Detroit Public Schools Emergency Financial Manager Robert C. Bobb has garnered much national publicity as he struggles to save what is arguably the most troubled big-city school system in America from both financial bankruptcy and academic ruin. As his first year of this struggle ends--he was just granted a second term, through February 2011--Bobb has made some promising strides. As John Merrow reported in October, he has been doggedly rooting out waste, inefficiency, and even fraud while chipping away at the $306 million deficit he inherited. Bobb says they’ve saved tens of millions by making changes in health care and transportation, for example, and the Detroit News recently pegged the deficit at a slightly less-daunting $219 million.
Yet an immense amount remains to be done. Detroit’s NAEP TUDA math scores for 2009 were a downright embarrassment and there’s plenty of other evidence of academic decrepitude. The recent teacher contract negotiations represented an opportunity to redirect matters. They ended just before Christmas with a new three-year agreement (through June, 2012). The Wall Street Journal hailed it as “innovative,” and Randi Weingarten used her space in the New York Times to proclaim that “Detroit Teaches America a Valuable Lesson,” one about “compromise, collaboration and mutual respect, as well as smart investments.” Bobb himself claimed $34-36 million in savings (though he concedes he was seeking $45 million).

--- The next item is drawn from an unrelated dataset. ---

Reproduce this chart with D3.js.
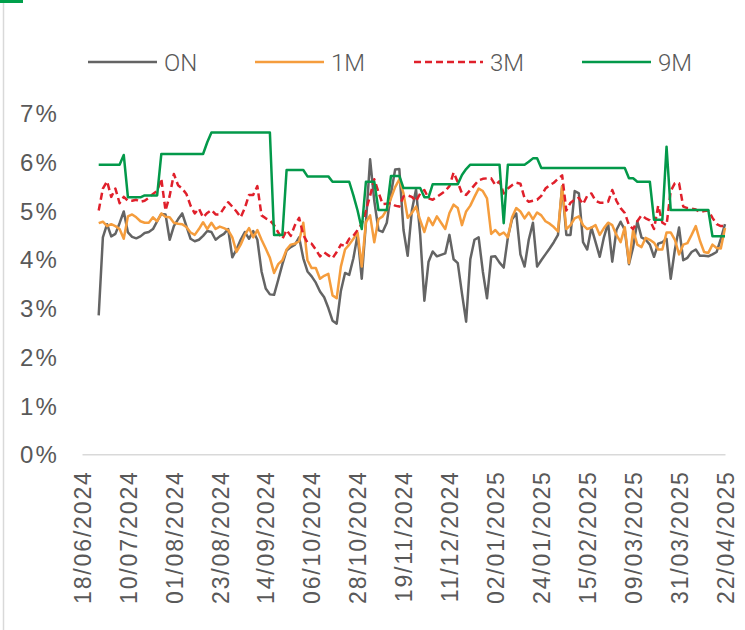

In a system with personnel costs of $737 million (for 11,000 total employees, including 5,000 teachers), $35 million is less than 5 percent. And much of the press attention has centered on the fact that each teacher’s pay will be reduced by $10,000, spread over forty paychecks, to be repaid by DPS later (teachers have a choice of several repayment options). In effect, the teachers are giving the district interest-free loans. One might commend Bobb for his creativity in fashioning this scheme and obtaining the union’s assent to it. Yet one threatened alternative was far more draconian ($36,000 in salary cuts over five years, not to be re-paid at all), and in comparison this concession--which one can argue only saves the interest and other costs of raising those funds elsewhere--seems minor indeed. It’s a shame Bobb couldn’t use the threat of bankruptcy to dramatically restructure teacher compensation in Detroit. (Less pay isn’t the only answer, but the fact is teachers in Detroit make $9,000 more than the state average, and two years ago a Manhattan Institute analysis found that no city in the country pays its teachers more.)
Bobb can fairly argue that this contract lays a sort of foundation for more radical personnel changes, with a new teacher review process and new forms of school management being instituted. Yet there, too, he was unable to achieve his foremost goal: tackling tenure. The National Council on Teacher Quality called the changes “largely incremental” (though still “substantial,” given “Detroit's historically unreasonable teachers”). So it’s far from clear that he and his principals will have the tools necessary to have any significant impact on the makeup of Detroit’s teachers. It’s a double shame he couldn’t use the threat of bankruptcy to come closer to this goal, either.
This new contract is hardly the radical restructuring needed by a system so close to crashing and only in public education would it be considered the least bit bold. It may seem that both sides can proclaim some measure of success from these negotiations, but the main “success” was that they compromised at all; Motown’s students are certainly no better off.